:: TASK REQUIREMENTS ::
Find every line in the records below that contains the word "with", and copy each such line.
.....
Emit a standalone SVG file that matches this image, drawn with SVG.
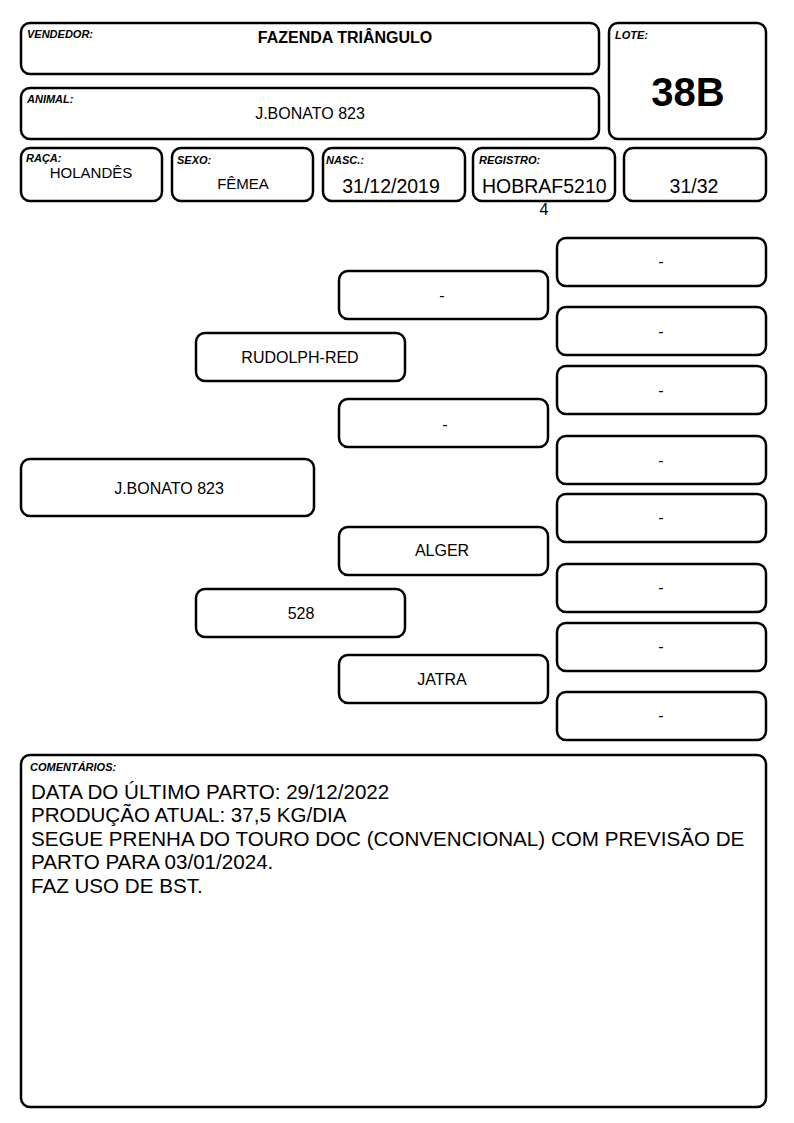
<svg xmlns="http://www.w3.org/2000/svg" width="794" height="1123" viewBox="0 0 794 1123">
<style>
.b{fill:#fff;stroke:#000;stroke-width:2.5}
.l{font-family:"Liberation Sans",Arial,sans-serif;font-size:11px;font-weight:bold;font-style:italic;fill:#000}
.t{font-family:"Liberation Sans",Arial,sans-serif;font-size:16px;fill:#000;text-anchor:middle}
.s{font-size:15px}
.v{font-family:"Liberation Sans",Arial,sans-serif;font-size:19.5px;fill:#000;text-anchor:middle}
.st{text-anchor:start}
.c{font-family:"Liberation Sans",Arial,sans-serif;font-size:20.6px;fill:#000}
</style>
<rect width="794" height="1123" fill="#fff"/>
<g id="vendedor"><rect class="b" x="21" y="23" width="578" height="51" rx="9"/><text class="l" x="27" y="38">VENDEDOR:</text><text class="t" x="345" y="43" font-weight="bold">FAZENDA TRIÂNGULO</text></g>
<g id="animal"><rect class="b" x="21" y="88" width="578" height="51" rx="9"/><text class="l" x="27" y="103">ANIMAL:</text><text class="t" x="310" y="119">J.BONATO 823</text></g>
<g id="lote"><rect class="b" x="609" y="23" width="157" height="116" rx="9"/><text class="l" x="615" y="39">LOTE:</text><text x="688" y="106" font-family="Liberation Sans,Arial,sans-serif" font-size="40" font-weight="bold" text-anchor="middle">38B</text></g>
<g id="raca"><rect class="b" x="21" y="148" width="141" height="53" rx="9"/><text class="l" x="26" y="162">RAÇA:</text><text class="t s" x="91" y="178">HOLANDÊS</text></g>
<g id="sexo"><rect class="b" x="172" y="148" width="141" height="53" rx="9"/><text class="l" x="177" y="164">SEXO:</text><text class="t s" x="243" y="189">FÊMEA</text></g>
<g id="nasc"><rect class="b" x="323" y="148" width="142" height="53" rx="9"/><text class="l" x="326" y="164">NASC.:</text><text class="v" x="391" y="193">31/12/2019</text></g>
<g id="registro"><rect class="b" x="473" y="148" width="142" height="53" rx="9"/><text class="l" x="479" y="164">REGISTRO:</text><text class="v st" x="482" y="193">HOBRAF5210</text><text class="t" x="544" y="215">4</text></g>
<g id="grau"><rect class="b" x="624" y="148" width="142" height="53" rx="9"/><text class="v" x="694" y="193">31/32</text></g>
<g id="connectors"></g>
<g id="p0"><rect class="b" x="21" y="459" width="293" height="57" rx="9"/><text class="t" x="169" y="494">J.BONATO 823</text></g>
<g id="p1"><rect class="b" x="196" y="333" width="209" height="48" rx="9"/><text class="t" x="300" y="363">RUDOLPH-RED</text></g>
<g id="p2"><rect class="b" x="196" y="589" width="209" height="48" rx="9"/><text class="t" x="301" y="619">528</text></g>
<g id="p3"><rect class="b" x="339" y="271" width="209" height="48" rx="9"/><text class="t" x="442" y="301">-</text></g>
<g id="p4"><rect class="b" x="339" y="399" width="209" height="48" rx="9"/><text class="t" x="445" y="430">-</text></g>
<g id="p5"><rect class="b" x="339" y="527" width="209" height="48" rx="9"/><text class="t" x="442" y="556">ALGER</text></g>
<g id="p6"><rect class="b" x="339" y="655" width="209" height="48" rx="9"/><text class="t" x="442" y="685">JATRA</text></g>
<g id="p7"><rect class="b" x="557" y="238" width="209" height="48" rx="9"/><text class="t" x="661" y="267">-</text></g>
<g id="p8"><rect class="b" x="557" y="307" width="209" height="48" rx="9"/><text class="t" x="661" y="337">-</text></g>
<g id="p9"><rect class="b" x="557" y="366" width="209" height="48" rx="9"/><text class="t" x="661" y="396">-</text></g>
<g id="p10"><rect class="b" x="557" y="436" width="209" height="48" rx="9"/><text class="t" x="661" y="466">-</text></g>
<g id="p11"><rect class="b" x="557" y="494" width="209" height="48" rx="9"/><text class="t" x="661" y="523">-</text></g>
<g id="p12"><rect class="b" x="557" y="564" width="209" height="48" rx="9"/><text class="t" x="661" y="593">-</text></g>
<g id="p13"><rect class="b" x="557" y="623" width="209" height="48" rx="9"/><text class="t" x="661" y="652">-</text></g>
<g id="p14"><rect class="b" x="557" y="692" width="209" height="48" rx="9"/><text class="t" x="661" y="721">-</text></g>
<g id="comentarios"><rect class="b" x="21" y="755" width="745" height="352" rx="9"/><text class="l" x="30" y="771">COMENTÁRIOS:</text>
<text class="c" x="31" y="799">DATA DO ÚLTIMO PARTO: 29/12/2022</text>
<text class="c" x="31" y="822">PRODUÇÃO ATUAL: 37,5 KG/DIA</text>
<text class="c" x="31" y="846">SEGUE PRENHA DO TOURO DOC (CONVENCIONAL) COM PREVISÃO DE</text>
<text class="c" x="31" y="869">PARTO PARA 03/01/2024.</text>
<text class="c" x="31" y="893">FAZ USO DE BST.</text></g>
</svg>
.....
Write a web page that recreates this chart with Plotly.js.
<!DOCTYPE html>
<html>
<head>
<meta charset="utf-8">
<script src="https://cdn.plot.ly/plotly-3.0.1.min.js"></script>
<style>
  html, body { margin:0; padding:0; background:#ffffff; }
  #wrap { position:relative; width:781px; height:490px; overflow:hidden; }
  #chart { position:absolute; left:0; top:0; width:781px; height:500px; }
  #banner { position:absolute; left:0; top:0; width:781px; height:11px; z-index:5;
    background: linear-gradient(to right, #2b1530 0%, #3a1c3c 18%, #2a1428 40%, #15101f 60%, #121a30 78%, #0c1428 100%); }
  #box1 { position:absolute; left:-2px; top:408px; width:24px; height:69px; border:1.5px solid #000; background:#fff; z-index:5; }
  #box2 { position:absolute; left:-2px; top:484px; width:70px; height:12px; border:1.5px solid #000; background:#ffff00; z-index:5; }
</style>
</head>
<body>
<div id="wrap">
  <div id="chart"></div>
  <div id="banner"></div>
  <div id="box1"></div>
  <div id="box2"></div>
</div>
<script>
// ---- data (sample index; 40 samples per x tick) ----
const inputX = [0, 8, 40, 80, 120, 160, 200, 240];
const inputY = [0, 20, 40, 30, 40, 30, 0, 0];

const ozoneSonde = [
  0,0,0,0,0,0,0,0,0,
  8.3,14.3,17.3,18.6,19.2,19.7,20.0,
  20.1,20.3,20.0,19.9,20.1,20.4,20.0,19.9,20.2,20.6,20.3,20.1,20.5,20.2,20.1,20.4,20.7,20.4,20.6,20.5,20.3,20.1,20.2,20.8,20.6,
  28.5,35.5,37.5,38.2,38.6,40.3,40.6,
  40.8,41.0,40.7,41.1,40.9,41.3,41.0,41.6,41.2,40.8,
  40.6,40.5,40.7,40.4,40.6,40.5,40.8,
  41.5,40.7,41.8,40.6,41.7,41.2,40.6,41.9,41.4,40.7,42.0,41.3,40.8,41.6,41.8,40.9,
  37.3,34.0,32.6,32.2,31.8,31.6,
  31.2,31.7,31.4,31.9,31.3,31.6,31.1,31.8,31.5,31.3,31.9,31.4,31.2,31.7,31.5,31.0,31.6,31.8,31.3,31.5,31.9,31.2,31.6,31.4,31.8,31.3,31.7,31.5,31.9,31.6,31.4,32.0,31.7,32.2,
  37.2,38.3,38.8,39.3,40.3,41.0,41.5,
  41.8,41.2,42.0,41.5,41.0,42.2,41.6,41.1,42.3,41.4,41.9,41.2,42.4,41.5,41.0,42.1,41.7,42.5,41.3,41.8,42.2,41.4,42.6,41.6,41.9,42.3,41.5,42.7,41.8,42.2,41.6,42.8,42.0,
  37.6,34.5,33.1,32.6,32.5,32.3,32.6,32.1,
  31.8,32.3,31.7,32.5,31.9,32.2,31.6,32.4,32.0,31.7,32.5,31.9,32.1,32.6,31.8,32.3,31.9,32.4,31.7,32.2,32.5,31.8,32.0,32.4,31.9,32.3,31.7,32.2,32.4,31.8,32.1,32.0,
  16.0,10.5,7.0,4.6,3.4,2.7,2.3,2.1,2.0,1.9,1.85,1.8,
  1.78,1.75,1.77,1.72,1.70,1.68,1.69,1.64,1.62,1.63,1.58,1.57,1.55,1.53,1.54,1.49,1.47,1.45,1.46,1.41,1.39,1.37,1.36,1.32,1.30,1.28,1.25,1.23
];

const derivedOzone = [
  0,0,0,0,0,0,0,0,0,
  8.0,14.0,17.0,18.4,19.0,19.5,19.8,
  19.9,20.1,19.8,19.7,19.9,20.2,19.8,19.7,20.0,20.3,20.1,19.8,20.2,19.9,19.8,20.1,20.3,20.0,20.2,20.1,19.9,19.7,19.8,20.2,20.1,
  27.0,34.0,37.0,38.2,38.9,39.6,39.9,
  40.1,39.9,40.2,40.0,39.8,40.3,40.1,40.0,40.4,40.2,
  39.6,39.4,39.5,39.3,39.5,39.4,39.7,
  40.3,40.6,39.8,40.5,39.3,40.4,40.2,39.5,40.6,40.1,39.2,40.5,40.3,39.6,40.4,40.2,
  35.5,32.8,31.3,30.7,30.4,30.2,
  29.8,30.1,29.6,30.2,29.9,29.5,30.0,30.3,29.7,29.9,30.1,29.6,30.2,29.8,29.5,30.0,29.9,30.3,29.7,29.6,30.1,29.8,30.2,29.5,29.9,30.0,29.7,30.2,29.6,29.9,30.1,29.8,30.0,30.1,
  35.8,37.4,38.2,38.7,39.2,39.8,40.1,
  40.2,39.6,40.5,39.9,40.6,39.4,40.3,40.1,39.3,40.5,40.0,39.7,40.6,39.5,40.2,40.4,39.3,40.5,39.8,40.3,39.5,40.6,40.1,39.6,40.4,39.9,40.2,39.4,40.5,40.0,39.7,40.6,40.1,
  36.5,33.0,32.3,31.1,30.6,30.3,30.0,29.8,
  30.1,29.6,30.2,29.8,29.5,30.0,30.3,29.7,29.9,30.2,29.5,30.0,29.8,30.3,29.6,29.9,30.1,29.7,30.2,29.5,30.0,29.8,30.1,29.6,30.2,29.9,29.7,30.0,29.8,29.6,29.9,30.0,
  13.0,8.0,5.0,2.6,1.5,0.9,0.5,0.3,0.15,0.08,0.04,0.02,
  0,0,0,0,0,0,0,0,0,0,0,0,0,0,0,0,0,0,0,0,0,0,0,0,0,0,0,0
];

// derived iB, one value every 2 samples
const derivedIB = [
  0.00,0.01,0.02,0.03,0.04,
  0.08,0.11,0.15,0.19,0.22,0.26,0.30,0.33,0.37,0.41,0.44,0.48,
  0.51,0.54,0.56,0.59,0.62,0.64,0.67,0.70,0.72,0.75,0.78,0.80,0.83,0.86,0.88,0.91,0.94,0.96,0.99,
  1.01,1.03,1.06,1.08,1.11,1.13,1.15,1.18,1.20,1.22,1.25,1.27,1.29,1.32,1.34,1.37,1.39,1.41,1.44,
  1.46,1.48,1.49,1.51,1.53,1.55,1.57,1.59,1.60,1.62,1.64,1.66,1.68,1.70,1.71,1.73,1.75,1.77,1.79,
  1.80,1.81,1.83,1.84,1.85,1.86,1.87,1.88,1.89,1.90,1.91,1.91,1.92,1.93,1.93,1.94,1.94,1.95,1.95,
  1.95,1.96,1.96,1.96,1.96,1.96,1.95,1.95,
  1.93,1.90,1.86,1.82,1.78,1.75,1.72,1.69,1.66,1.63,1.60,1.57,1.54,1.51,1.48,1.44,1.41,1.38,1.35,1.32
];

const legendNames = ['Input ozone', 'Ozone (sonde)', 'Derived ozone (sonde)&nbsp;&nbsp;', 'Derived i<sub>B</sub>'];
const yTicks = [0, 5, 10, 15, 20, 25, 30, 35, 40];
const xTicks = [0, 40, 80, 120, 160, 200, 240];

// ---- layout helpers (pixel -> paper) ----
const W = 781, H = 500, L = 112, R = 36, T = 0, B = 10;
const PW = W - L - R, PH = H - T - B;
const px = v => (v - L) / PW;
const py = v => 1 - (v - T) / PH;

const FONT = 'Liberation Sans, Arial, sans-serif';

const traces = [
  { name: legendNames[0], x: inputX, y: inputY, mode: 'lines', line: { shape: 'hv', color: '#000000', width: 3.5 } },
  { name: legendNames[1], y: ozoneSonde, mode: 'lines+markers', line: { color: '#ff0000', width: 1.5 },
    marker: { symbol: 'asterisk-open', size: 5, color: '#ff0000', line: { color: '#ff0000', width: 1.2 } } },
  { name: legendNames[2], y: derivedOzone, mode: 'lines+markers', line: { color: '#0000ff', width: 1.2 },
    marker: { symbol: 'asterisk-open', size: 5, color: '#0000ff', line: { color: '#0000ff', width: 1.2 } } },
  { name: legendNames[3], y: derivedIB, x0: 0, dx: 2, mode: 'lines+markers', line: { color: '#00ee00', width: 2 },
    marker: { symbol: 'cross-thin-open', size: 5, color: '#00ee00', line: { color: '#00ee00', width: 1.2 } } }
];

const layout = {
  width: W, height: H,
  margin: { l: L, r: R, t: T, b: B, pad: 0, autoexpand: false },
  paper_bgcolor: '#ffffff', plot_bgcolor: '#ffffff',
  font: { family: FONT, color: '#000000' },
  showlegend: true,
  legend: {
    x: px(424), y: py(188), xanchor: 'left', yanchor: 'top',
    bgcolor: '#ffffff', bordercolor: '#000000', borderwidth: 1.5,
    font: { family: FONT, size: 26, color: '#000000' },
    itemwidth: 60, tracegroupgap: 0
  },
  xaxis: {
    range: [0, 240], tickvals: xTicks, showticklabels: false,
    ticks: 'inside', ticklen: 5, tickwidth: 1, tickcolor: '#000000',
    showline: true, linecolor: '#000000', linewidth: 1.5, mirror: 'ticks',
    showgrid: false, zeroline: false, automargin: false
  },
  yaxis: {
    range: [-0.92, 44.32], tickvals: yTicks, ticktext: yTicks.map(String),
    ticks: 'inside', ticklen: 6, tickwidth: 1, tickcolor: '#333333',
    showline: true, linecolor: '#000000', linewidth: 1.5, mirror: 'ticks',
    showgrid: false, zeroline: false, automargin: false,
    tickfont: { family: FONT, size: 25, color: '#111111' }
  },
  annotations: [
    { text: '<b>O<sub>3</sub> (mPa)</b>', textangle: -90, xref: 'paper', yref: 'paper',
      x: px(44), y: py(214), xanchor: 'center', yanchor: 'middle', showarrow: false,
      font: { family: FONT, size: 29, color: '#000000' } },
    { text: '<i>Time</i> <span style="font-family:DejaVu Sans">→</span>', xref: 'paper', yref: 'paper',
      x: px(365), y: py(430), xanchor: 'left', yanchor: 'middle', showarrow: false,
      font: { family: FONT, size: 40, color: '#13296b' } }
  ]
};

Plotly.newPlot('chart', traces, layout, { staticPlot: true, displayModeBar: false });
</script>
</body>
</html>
.....
:: OUTPUT BELOW ::
Emit a standalone SVG file that matches this image, drawn with SVG.
Write a web page that recreates this chart with Plotly.js.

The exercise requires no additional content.